Directions:
Print, word for word, the opening line of the data below and every line after it through the line that contains "top_ticks = [115, 110, 105, 100]", but not the pictures.

★ ★ ★ ★ ★

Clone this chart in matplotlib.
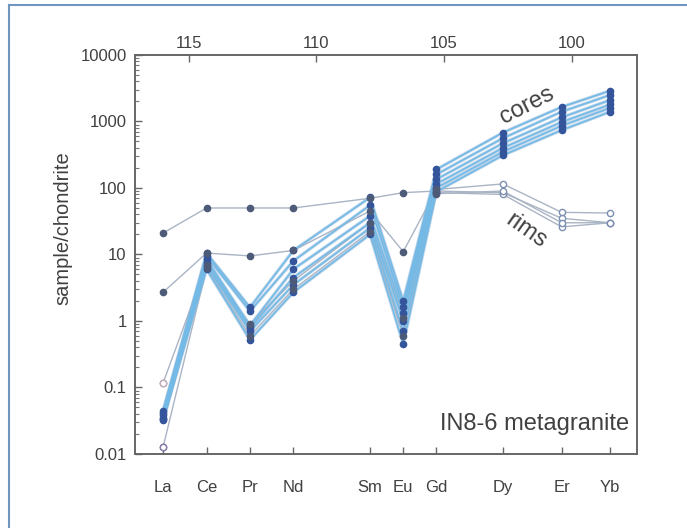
import matplotlib
matplotlib.use("Agg")
import matplotlib.pyplot as plt
from matplotlib.lines import Line2D
from matplotlib.ticker import LogLocator, NullFormatter, FixedLocator

plt.rcParams['font.family'] = ['Liberation Sans', 'DejaVu Sans']

# REE and their ionic radii (pm), used as the x position
elements = ['La', 'Ce', 'Pr', 'Nd', 'Sm', 'Eu', 'Gd', 'Dy', 'Er', 'Yb']
radius = [116.0, 114.3, 112.6, 110.9, 107.9, 106.6, 105.3, 102.7, 100.4, 98.5]
top_ticks = [115, 110, 105, 100]

# zircon cores (chondrite normalised)
core1 = [0.045, 10.5, 1.6, 11.5, 72, 2.0, 190, 680, 1650, 2900]
core2 = [0.042, 9.5, 1.4, 8.0, 55, 1.6, 160, 560, 1400, 2500]
core3 = [0.038, 8.5, 0.85, 6.0, 38, 1.3, 135, 470, 1150, 2100]
core4 = [0.035, 7.5, 0.78, 4.5, 30, 1.0, 115, 400, 980, 1800]
core5 = [0.033, 6.8, 0.7, 3.5, 25, 0.7, 100, 350, 860, 1600]
core6 = [0.032, 6.0, 0.52, 2.7, 20, 0.45, 88, 310, 740, 1400]
cores = [core1, core2, core3, core4, core5, core6]

# rims
rimA = [21, 50, 50, 50, 70, 85, 90, 85, 35, 30]
rimB = [2.7, 10.5, 9.5, 11.5, 45, 11, 95, 115, 43, 42]
rimC = [0.117, 7.0, 0.9, 4.0, 30, 1.1, 85, 80, 26, 30]
rimD = [0.0127, 6.2, 0.6, 3.0, 22, 0.6, 82, 90, 30, 30]
rims = [rimA, rimB, rimC, rimD]

fig = plt.figure(figsize=(6.87, 5.28), dpi=100)
ax = fig.add_axes([0.1965, 0.1402, 0.7307, 0.7557])

line_col = '#74bae6'
mark_col = '#34559c'
rim_line = '#a9b4c4'
rim_mark = '#4d5a78'
txt_col = '#404040'

for c in cores:
    ax.plot(radius, c, color='#3d7fbf', lw=2.4, alpha=0.3, zorder=2)
    ax.plot(radius, c, color=line_col, lw=1.2, zorder=3)
    ax.plot(radius, c, 'o', ms=4.5, color=mark_col, mec=mark_col, zorder=4)

for r in rims:
    ax.plot(radius, r, color=rim_line, lw=1.0, zorder=2.5)
    # LREE to Gd filled, HREE open
    ax.plot(radius[:7], r[:7], 'o', ms=4.5, color=rim_mark, zorder=4)
    ax.plot(radius[7:], r[7:], 'o', ms=4.5, mfc='white', mec='#7d8fb0',
            mew=1.0, zorder=4)
# open symbols for the two lowest La rim values
ax.plot(radius[0], rimC[0], 'o', ms=4.5, mfc='white', mec='#c9b0c0', zorder=5)
ax.plot(radius[0], rimD[0], 'o', ms=4.5, mfc='white', mec='#8a7fa8', zorder=5)

ax.set_yscale('log')
ax.set_ylim(0.01, 10000)
ax.set_xlim(117.1, 97.45)

ax.yaxis.set_major_locator(LogLocator(base=10, numticks=10))
ax.yaxis.set_minor_locator(LogLocator(base=10, subs=range(2, 10), numticks=50))
ax.yaxis.set_minor_formatter(NullFormatter())
ax.set_yticks([0.01, 0.1, 1, 10, 100, 1000, 10000])
ax.set_yticklabels(['0.01', '0.1', '1', '10', '100', '1000', '10000'])

ax.xaxis.set_major_locator(FixedLocator(radius))
ax.set_xticklabels(elements)

ax.tick_params(axis='both', which='major', direction='in', length=5,
               width=1, color='#666666', labelsize=12, labelcolor=txt_col)
ax.tick_params(axis='y', which='minor', direction='in', length=3,
               width=0.8, color='#777777')
ax.tick_params(axis='y', pad=6)
ax.tick_params(axis='x', pad=19)

sec = ax.secondary_xaxis('top')
sec.set_xticks(top_ticks)
sec.set_xticklabels([str(t) for t in top_ticks])
sec.tick_params(direction='in', length=5, width=1, color='#666666',
                labelsize=12, labelcolor=txt_col, pad=3)
sec.spines['top'].set_visible(False)

for s in ax.spines.values():
    s.set_color('#666666')
    s.set_linewidth(1.4)

ax.set_ylabel('sample/chondrite', fontsize=14.5, color=txt_col)
ax.yaxis.set_label_coords(-0.125, 0.566)

ax.text(0.985, 0.075, 'IN8-6 metagranite', transform=ax.transAxes,
        ha='right', va='center', fontsize=17, color=txt_col)
ax.text(101.75, 1750, 'cores', rotation=27, ha='center', va='center',
        fontsize=17, color=txt_col)
ax.text(101.8, 23, 'rims', rotation=-35, ha='center', va='center',
        fontsize=17, color=txt_col)

# thin frame round the picture
fig.add_artist(Line2D([9 / 687, 9 / 687], [0, 1 - 5 / 528],
                      transform=fig.transFigure, color='#7096c0', lw=1.5))
fig.add_artist(Line2D([9 / 687, 1], [1 - 5 / 528, 1 - 5 / 528],
                      transform=fig.transFigure, color='#7096c0', lw=1.5))

fig.savefig('out.png', dpi=100)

★ ★ ★ ★ ★

Task result:
Clone this chart in matplotlib.
import matplotlib
matplotlib.use("Agg")
import matplotlib.pyplot as plt
from matplotlib.lines import Line2D
from matplotlib.ticker import LogLocator, NullFormatter, FixedLocator

plt.rcParams['font.family'] = ['Liberation Sans', 'DejaVu Sans']

# REE and their ionic radii (pm), used as the x position
elements = ['La', 'Ce', 'Pr', 'Nd', 'Sm', 'Eu', 'Gd', 'Dy', 'Er', 'Yb']
radius = [116.0, 114.3, 112.6, 110.9, 107.9, 106.6, 105.3, 102.7, 100.4, 98.5]
top_ticks = [115, 110, 105, 100]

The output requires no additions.